**Short task**
Print only the lines from the top of the data through the line with "const fmt = (v: number)", both included, skipping every picture.

**Given data**
#####

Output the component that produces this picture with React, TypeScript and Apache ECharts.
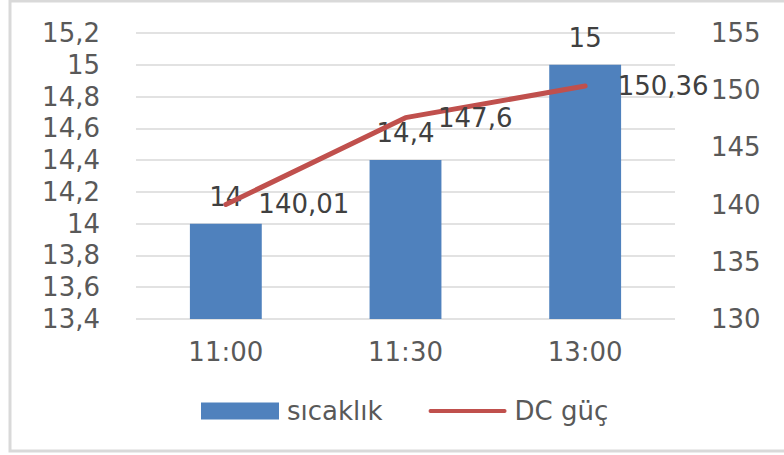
import React, { useEffect, useRef } from "react";
import * as echarts from "echarts";

const categories = ["11:00", "11:30", "13:00"];
const sicaklik = [14, 14.4, 15];
const dcGuc = [140.01, 147.6, 150.36];
const leftAxis = { min: 13.4, max: 15.2, interval: 0.2 };
const rightAxis = { min: 130, max: 155, interval: 5 };

const FONT = "DejaVu Sans";
const GRAY = "#595959";
const fmt = (v: number) => String(Math.round(v * 100) / 100).replace(".", ",");

export default function App() {
  const ref = useRef<HTMLDivElement>(null);
  useEffect(() => {
    if (!ref.current) return;
    const chart = echarts.init(ref.current, null, { renderer: "svg" });
    chart.setOption({
      animation: false,
      backgroundColor: "#ffffff",
      textStyle: { fontFamily: FONT },
      graphic: [
        {
          type: "rect",
          shape: { x: 10, y: 1, width: 790, height: 450 },
          style: { fill: "none", stroke: "#d9d9d9", lineWidth: 3 },
          silent: true,
        },
      ],
      grid: { left: 136, right: 109, top: 33, bottom: 136 },
      legend: {
        left: 196,
        top: 393,
        itemWidth: 78,
        itemHeight: 17,
        itemGap: 46,
        textStyle: { fontFamily: FONT, fontSize: 26, color: GRAY, padding: [0, 0, 0, 3] },
        data: [
          { name: "sıcaklık", icon: "rect" },
          { name: "DC güç", icon: "path://M2,0 H80 A2,2 0 0 1 80,4 H2 A2,2 0 0 1 2,0 Z" },
        ],
      },
      xAxis: {
        type: "category",
        data: categories,
        axisLine: { show: false },
        axisTick: { show: false },
        axisLabel: { fontFamily: FONT, fontSize: 26, color: GRAY, margin: 20 },
      },
      yAxis: [
        {
          type: "value",
          min: leftAxis.min,
          max: leftAxis.max,
          interval: leftAxis.interval,
          axisLine: { show: false },
          axisTick: { show: false },
          splitLine: { lineStyle: { color: "#d9d9d9", width: 1.5 } },
          axisLabel: { fontFamily: FONT, fontSize: 26, color: GRAY, margin: 36, formatter: fmt },
        },
        {
          type: "value",
          min: rightAxis.min,
          max: rightAxis.max,
          interval: rightAxis.interval,
          axisLine: { show: false },
          axisTick: { show: false },
          splitLine: { show: false },
          axisLabel: { fontFamily: FONT, fontSize: 26, color: GRAY, margin: 36, formatter: fmt },
        },
      ],
      series: [
        {
          name: "sıcaklık",
          type: "bar",
          data: sicaklik,
          barWidth: "40%",
          itemStyle: { color: "#4F81BD" },
          label: {
            show: true,
            position: "top",
            distance: 14,
            fontFamily: FONT,
            fontSize: 26,
            color: "#404040",
            formatter: (p: any) => fmt(p.value),
          },
        },
        {
          name: "DC güç",
          type: "line",
          yAxisIndex: 1,
          data: dcGuc,
          symbol: "circle",
          symbolSize: 1,
          showSymbol: true,
          lineStyle: { color: "#C0504D", width: 5, cap: "round" },
          itemStyle: { color: "#C0504D" },
          z: 3,
          label: {
            show: true,
            position: "right",
            distance: 32,
            fontFamily: FONT,
            fontSize: 26,
            color: "#404040",
            formatter: (p: any) => fmt(p.value),
          },
        },
      ],
    });
    return () => chart.dispose();
  }, []);
  return (
    <div
      ref={ref}
      style={{ position: "fixed", left: 0, top: 0, width: 784, height: 455 }}
    />
  );
}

#####

**Reply**
Output the component that produces this picture with React, TypeScript and Apache ECharts.
import React, { useEffect, useRef } from "react";
import * as echarts from "echarts";

const categories = ["11:00", "11:30", "13:00"];
const sicaklik = [14, 14.4, 15];
const dcGuc = [140.01, 147.6, 150.36];
const leftAxis = { min: 13.4, max: 15.2, interval: 0.2 };
const rightAxis = { min: 130, max: 155, interval: 5 };

const FONT = "DejaVu Sans";
const GRAY = "#595959";
const fmt = (v: number) => String(Math.round(v * 100) / 100).replace(".", ",");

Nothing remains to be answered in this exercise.